CMV: I think everyone's lives would be much easier if the words 'circle' and 'square' did not exist. To describe a rectangle with equal sides, we follow what we do with a triangle with equal sides:

  1. For kindergartners or anyone who doesn't know the word 'equilateral', call them rectangles just as is done for triangles i.e. no distinction made between an equilateral triangle and a non-equilateral triangle

  2. For people who know the word 'equilateral', replace 'square' with 'equilateral rectangle'

But I'm guessing there may be something to do with quadrilaterals since there are a lot of possible quadrilaterals relative to possible trilaterals

Best Answer

This is a question about linguistics and psychology and teaching, not really about mathematics.

We have special words for things we refer to often. Circles come up way more often than ellipses so it's convenient (and clear historically) that they have their own word. "Square" is much nicer than "equilateral rectangle" and requires a lot less cognitive processing.
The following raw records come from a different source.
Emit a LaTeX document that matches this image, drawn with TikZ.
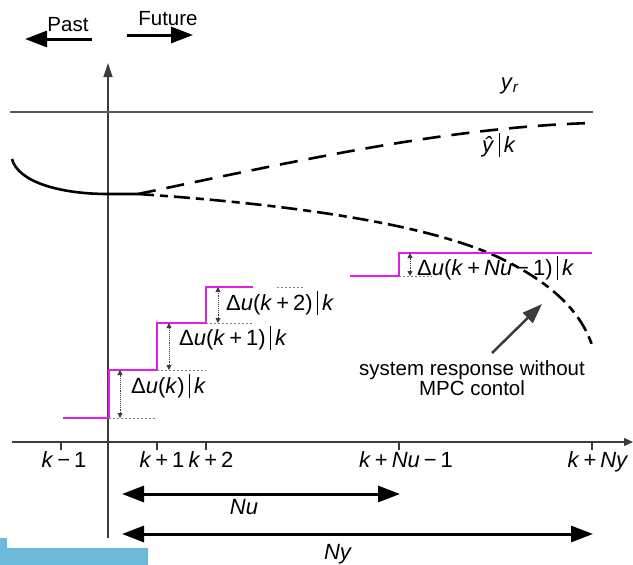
\documentclass[tikz,border=0pt]{standalone}
\usepackage{fontspec}
\setmainfont{Liberation Sans}
\usetikzlibrary{arrows.meta}
\definecolor{stepmag}{HTML}{E41DE4}
\definecolor{barblue}{HTML}{6CB9DA}
\definecolor{axgray}{HTML}{3C3C3C}
\newcommand{\vi}[1]{\textit{#1}}
\newcommand{\op}[1]{\hspace{0.18em}#1\hspace{0.18em}}
\newcommand{\cond}{\hspace{0.2em}\rule[-0.22em]{0.7pt}{1.1em}\hspace{0.2em}}
\newcommand{\du}[1]{Δ\vi{u}(#1)\cond\vi{k}}

\begin{document}
\begin{tikzpicture}[x=1pt, y=-1pt,
        lbl/.style={font=\fontsize{20.5}{19}\selectfont, inner sep=0pt},
        mlbl/.style={font=\fontsize{22}{24}\selectfont, inner sep=0pt},
        ax/.style={axgray, line width=1.2pt},
        big/.style={{Triangle[length=22pt,width=16pt]}-{Triangle[length=22pt,width=16pt]}, line width=3pt},
        one/.style={-{Triangle[length=22pt,width=16pt]}, line width=3pt},
        stp/.style={stepmag, line width=1.6pt},
        dd/.style={{Triangle[length=5pt,width=5pt]}-{Triangle[length=5pt,width=5pt]}, axgray, densely dotted, line width=0.9pt},
        ref/.style={gray, dash pattern=on 2pt off 2pt, line width=0.9pt},
        crv/.style={line width=2.6pt}]
    \useasboundingbox (0,0) rectangle (633,565);
    \fill[barblue] (0,538) rectangle (7,565) (0,548) rectangle (148,565);

    \draw[ax, -{Triangle[length=9pt,width=8pt]}] (12,442) -- (633,442);
    \draw[ax, -{Triangle[length=14pt,width=9pt]}] (108,538) -- (108,63);
    \foreach \x in {61,157,206,399,592} \draw[ax] (\x,442) -- (\x,450);
    \foreach \n/\x/\t in {a/64/\vi{k}\op{−}1, b/162/\vi{k}\op{+}1, c/211/\vi{k}\op{+}2,
            d/406/\vi{k}\op{+}\vi{Nu}\op{−}1, e/598/\vi{k}\op{+}\vi{Ny}}
        \node[mlbl, anchor=base] (tk\n) at (\x,467) {\t};

    \coordinate (pa) at (92,39);  \coordinate (pb) at (25,39);
    \coordinate (fa) at (127,35); \coordinate (fb) at (193,35);
    \draw[one] (pa) -- (pb);
    \draw[one] (fa) -- (fb);
    \node[lbl, anchor=base] (past) at (68,31) {Past};
    \node[lbl, anchor=base] (future) at (168,25) {Future};

    \draw[axgray!85, line width=1.5pt] (10,112) -- (593,112);
    \node[mlbl] (yr) at (510,86) {\vi{y}\textsubscript{\vi{r}}};
    \node[mlbl, anchor=base] (yhat) at (499,152) {\vi{ŷ}\cond\vi{k}};

    \coordinate (br) at (138,194);
    \draw[crv] (12,159) .. controls (18,182) and (60,194) .. (108,194) -- (br);
    \draw[crv, dash pattern=on 18pt off 11pt] (br) .. controls (300,160) and (450,127) .. (592,123);
    \draw[crv, dash pattern=on 16pt off 6pt on 8pt off 6pt] (br) .. controls (300,205) and (430,225) .. (500,258)
        .. controls (550,282) and (580,310) .. (592,345);

    \coordinate (u0) at (63,418);  \coordinate (u1) at (109,370);
    \coordinate (u2) at (157,323); \coordinate (u3) at (206,287);
    \coordinate (u4) at (253,287);
    \draw[stp] (u0) -| (u1) -| (u2) -| (u3) -- (u4);
    \draw[ref] (109,418) -- (157,418);
    \draw[ref] (u2 |- u1) -- (206,370);
    \draw[ref] (u3 |- u2) -- (253,323);
    \draw[ref] (277,287) -- (305,287);
    \draw[dd] (120,418) -- (120,370);
    \draw[dd] (169,370) -- (169,323);
    \draw[dd] (218,323) -- (218,287);
    \node[mlbl, anchor=west] (d0) at (131,386) {\du{\vi{k}}};
    \node[mlbl, anchor=west] (d1) at (179,338) {\du{\vi{k}\op{+}1}};
    \node[mlbl, anchor=west] (d2) at (226,303) {\du{\vi{k}\op{+}2}};

    \coordinate (v0) at (350,276); \coordinate (v1) at (399,253);
    \coordinate (v2) at (592,253);
    \draw[stp] (v0) -| (v1) -- (v2);
    \draw[ref] (399,276) -- (432,276);
    \draw[dd] (410,276) -- (410,253);
    \node[mlbl, anchor=west] (d3) at (417,268) {\du{\vi{k}\op{+}\vi{Nu}\op{−}1}};

    \coordinate (ga) at (492,353); \coordinate (gb) at (542,304);
    \draw[axgray, line width=2.5pt, -{Triangle[length=20pt,width=14pt]}] (ga) -- (gb);
    \node[lbl, align=center, anchor=north] (resp) at (472,360) {system response without\\MPC contol};

    \coordinate (nl) at (122,494); \coordinate (nr) at (400,494);
    \coordinate (yl) at (122,534); \coordinate (yrr) at (593,534);
    \draw[big] (nl) -- (nr);
    \draw[big] (yl) -- (yrr);
    \node[mlbl, anchor=base] (nu) at (244,514) {\vi{Nu}};
    \node[mlbl, anchor=base] (ny) at (338,559) {\vi{Ny}};
\end{tikzpicture}
\end{document}
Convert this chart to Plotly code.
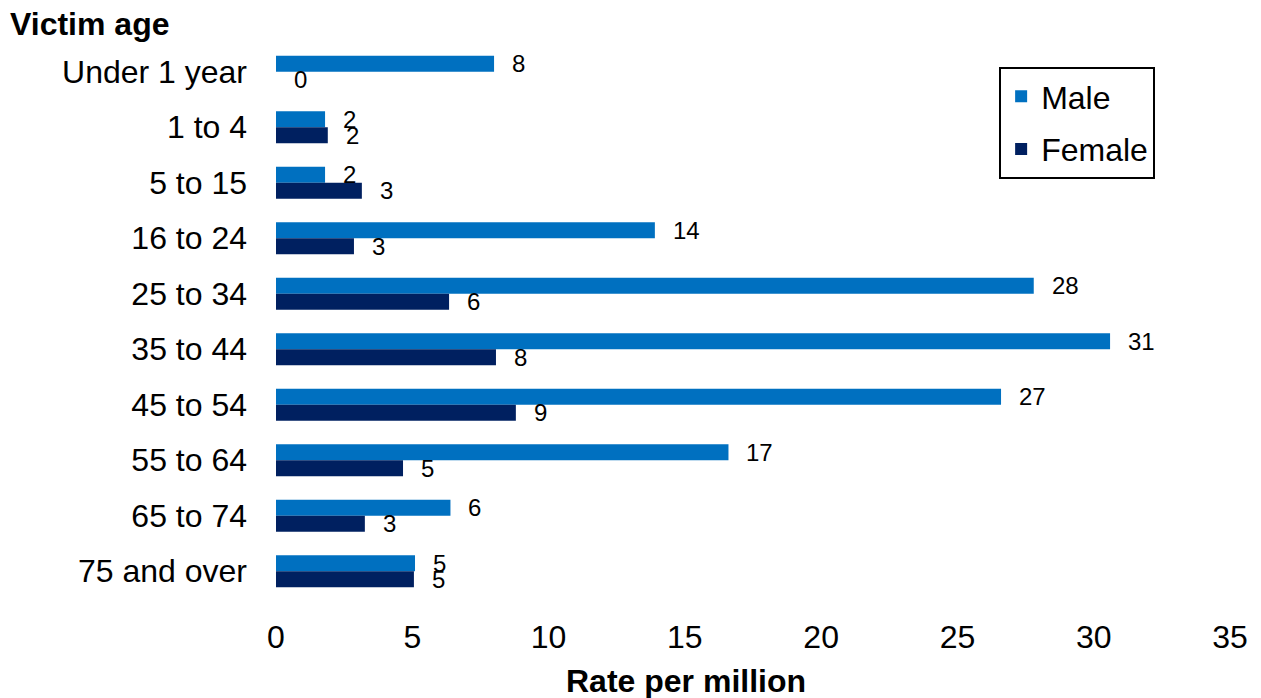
import plotly.graph_objects as go

categories = ["Under 1 year", "1 to 4", "5 to 15", "16 to 24", "25 to 34",
              "35 to 44", "45 to 54", "55 to 64", "65 to 74", "75 and over"]
male = [8.0, 1.8, 1.8, 13.9, 27.8, 30.6, 26.6, 16.6, 6.4, 5.1]
female = [0.0, 1.9, 3.15, 2.86, 6.35, 8.07, 8.8, 4.66, 3.26, 5.06]
x_ticks = [0, 5, 10, 15, 20, 25, 30, 35]

MALE_C = "#0070C0"
FEMALE_C = "#002060"
FONT = "Liberation Sans, Arial, sans-serif"

W, H = 1253, 690  # page body adds an 8px margin

fig = go.Figure()
fig.add_trace(go.Bar(y=categories, x=male, orientation="h", name="Male",
                     legendgroup="m", marker=dict(color=MALE_C, line=dict(width=0))))
fig.add_trace(go.Bar(y=categories, x=female, orientation="h", name="Female",
                     legendgroup="f", marker=dict(color=FEMALE_C, line=dict(width=0))))

# data labels
for vals, ys in ((male, 8), (female, -8)):
    for c, v in zip(categories, vals):
        fig.add_annotation(x=v, y=c, text=f"{round(v):d}", showarrow=False,
                           xanchor="left", yanchor="middle", xshift=16, yshift=ys,
                           font=dict(family=FONT, size=24, color="#000000"))

fig.add_annotation(text="<b>Rate per million</b>", xref="paper", yref="paper",
                   x=0.43, y=-0.148, showarrow=False, xanchor="center", yanchor="middle",
                   font=dict(family=FONT, size=32, color="#000000"))

fig.update_layout(
    width=W, height=H,
    margin=dict(l=268, r=31, t=36, b=99),
    paper_bgcolor="white", plot_bgcolor="white",
    barmode="group", bargap=0.42, bargroupgap=0,
    font=dict(family=FONT, size=32, color="#000000"),
    title=dict(text="<b>Victim age</b>", x=2 / W, xanchor="left", xref="container",
               y=1 - 16 / H, yanchor="middle", yref="container",
               font=dict(family=FONT, size=32, color="#000000")),
    xaxis=dict(range=[0, 35], tickvals=x_ticks, showgrid=False, zeroline=False,
               showline=False, ticks="", ticklabelstandoff=16,
               tickfont=dict(family=FONT, size=32)),
    yaxis=dict(autorange="reversed", showgrid=False, zeroline=False, showline=False,
               ticks="", ticklabelstandoff=28, tickfont=dict(family=FONT, size=32)),
    legend=dict(x=0.758, y=0.9586, xanchor="left", yanchor="top",
                bordercolor="#000000", borderwidth=2, bgcolor="white",
                font=dict(family=FONT, size=32), traceorder="grouped",
                tracegroupgap=8),
    showlegend=True,
)

fig.write_html("out.html")
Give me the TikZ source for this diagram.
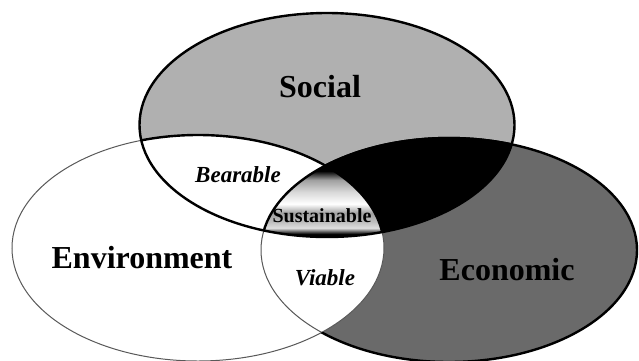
\documentclass[tikz,border=0pt]{standalone}
\usepackage{fontspec}
\setmainfont{Liberation Serif}
\pgfdeclareverticalshading{domeshade}{100bp}{color(0bp)=(black); color(25bp)=(black); color(29bp)=(black); color(33bp)=(gray!25); color(37bp)=(gray!50); color(43bp)=(gray!75); color(49bp)=(white); color(57bp)=(gray!30); color(65bp)=(gray!75); color(71bp)=(black); color(100bp)=(black)}
\definecolor{socgray}{HTML}{B0B0B0}
\definecolor{ecogray}{HTML}{6A6A6A}
\def\Soc{(327,125) ellipse [x radius=187.5pt, y radius=112pt]}
\def\Env{(198,248) ellipse [x radius=186pt, y radius=113pt]}
\def\Eco{(449,250) ellipse [x radius=188pt, y radius=112pt]}
\tikzset{
  bigtext/.style={font=\fontsize{32}{32}\selectfont\bfseries, inner sep=0pt},
  smalltext/.style={font=\fontsize{23}{23}\selectfont\bfseries\itshape, inner sep=0pt},
  thickline/.style={line width=2.4pt, black},
  thinline/.style={line width=1pt, black!65}
}
\begin{document}
\begin{tikzpicture}[x=1pt, y=-1pt]
\useasboundingbox (0,0) rectangle (639,360);
\fill[white] (0,0) rectangle (639,360);
% region fills
\fill[socgray] \Soc;
\fill[ecogray] \Eco;
\begin{scope}
  \clip \Env;
  \fill[white] \Soc;
  \fill[white] \Eco;
\end{scope}
\begin{scope}
  \clip \Soc;
  \fill[black] \Eco;
\end{scope}
\begin{scope}
  \clip \Soc;
  \clip \Eco;
  \clip \Env;
  \shade[shading=domeshade] (255,165) rectangle (395,240);
\end{scope}
% outlines
\draw[thinline] \Env;
\draw[thinline] \Eco;
\begin{scope}
  \clip \Soc;
  \draw[thickline] \Env;
  \draw[thickline] \Eco;
\end{scope}
\begin{scope}[even odd rule]
  \clip (650,370) rectangle (-10,-10) \Env;
  \draw[thickline] \Eco;
\end{scope}
\draw[thickline] \Soc;
% labels
\node[bigtext] (social) at (320,87) {Social};
\node[bigtext] (environment) at (142,258) {Environment};
\node[bigtext] (economic) at (507,270) {Economic};
\node[smalltext] (bearable) at (238,175) {Bearable};
\node[smalltext] (viable) at (325,278) {Viable};
\node[font=\fontsize{20}{20}\selectfont\bfseries, inner sep=0pt] (sustainable) at (322,216) {Sustainable};
\end{tikzpicture}
\end{document}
I spend a fair amount of time in K-5 classrooms, so I've some experience with the questions you raise.

Yes, kids in elementary school are confused by the fact that a square is a rectangle. So are some elementary school teachers. That's a problem with trying to impose correct formal mathematics on informal everyday speech. It happens a lot - this is an instance (in a way) of whether "or" means "and or" or "or but not and". In mathematics it's always the former. In daily life, sometimes one sometimes the other.

One problem I have with elementary school "geometry" is its focus on categorizing and naming things and its paucity of theorems - or at least observations of properties. I wish kids were taught to notice that the diagonals of a parallelogram bisect each other, or that the medians of a triangle meet at a point, way before they encounter proofs.

And yes, this should be migrated to math education SE.